Young adults who need health insurance have more options under the health care overhaul, which generally allows them to stay on their parents’ plans until age 26. But employers have new options, too: They can encourage young employees to join Mom and Dad’s plan rather than sign up for the company policy.
Experts say the practice is uncommon, but some think more employers may consider this approach in the future.
When the small Philadelphia company where Ross Burlingame works suggested he sign up with his parents’ health plan, the 24-year-old was taken aback. Could his company legally require him to go on his parents’ plan, though its coverage wasn’t as good?
After discussing it with the company’s financial manager, he came to believe her suggestion was well intentioned. She offered him a $400 monthly voucher to use for either plan. If he went on his parents’ plan, their premium increase would probably be smaller than. But if he signed up with the company plan, which has a $1,000 monthly premium, he’d owe $600 out of pocket each month.
‘‘When they explained that their plan cost more than [the $400] they’d be giving me, it changed things,’’ he says.
It cost $140 a month to add Burlingame to the family plan.
Human resources specialists say it is common for employers to offer incentives to influence such decisions. For example, if an employee’s spouse can get coverage through his or her own job, ‘‘some plans apply a penalty if they don’t take the coverage,’’ says J.D. Piro, at Aon Hewitt. ‘‘You could do that for the adult child, as well.’’
As long as guidelines are spelled out and applied consistently, a company can provide financial incentives; the company could even decide that someone was not eligible for its plan.
The question is, why would employers want to do that? Young people generally have fewer health problems and are relatively inexpensive to insure. In 2009, just 11.8 percent of adults age 19 to 29 had health expenses that exceeded $1,000, compared with 26.5 percent of those between 30 and 64, according to Young Invincibles, an advocacy group for young adults.

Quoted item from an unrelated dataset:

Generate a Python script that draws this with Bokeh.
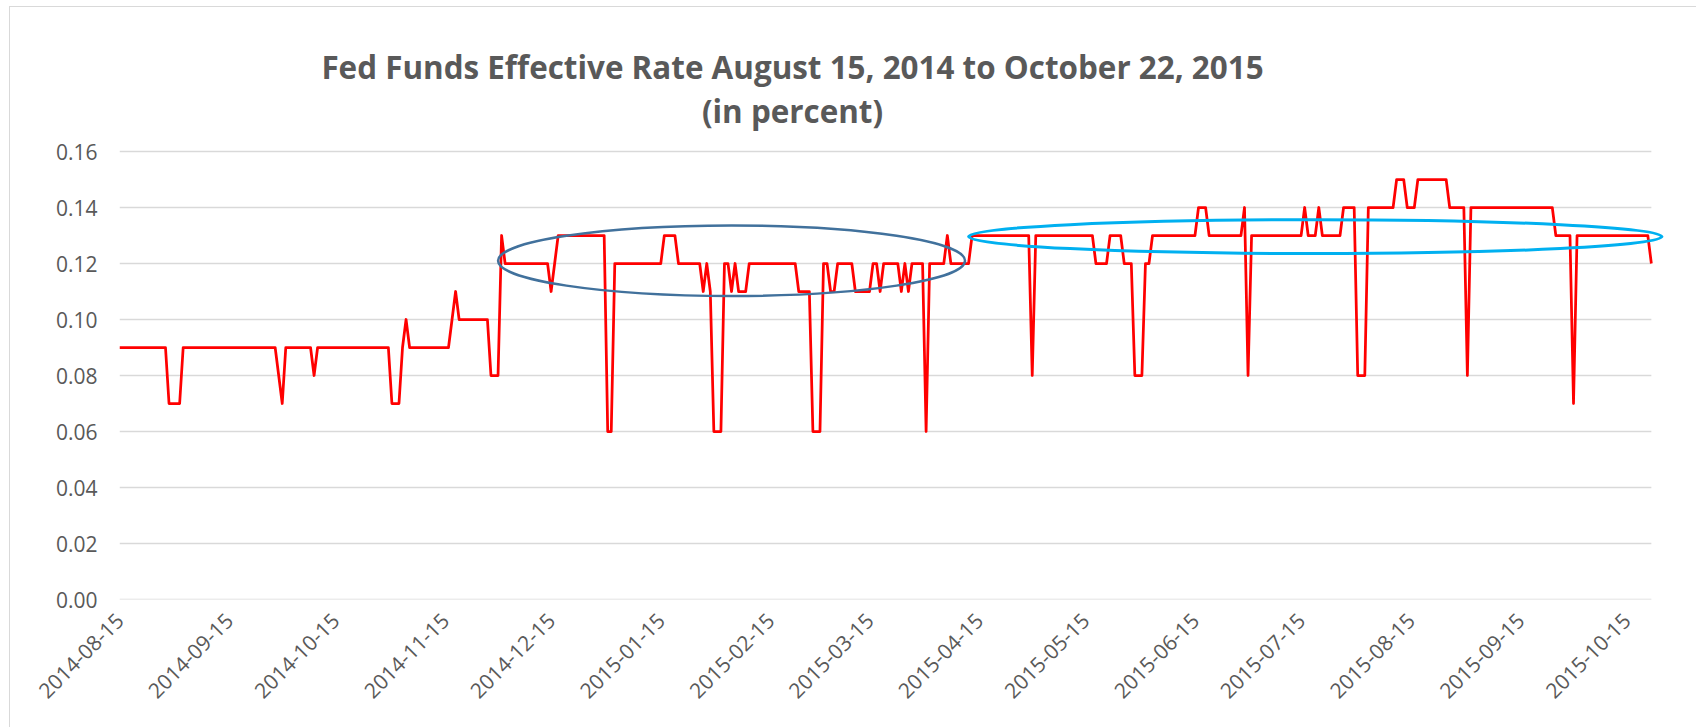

But a company that buys insurance for its workers and pays premiums based on the number of people in the plan, as many small companies do, might find it advantageous to cover fewer people.
A wrinkle in the 2010 health law might prevent some adult children from joining parents’ plan. Until 2014, plans that haven’t changed their benefits or costs since the law became effective — need not cover adult children if the child can buy health insurance at his or her own job.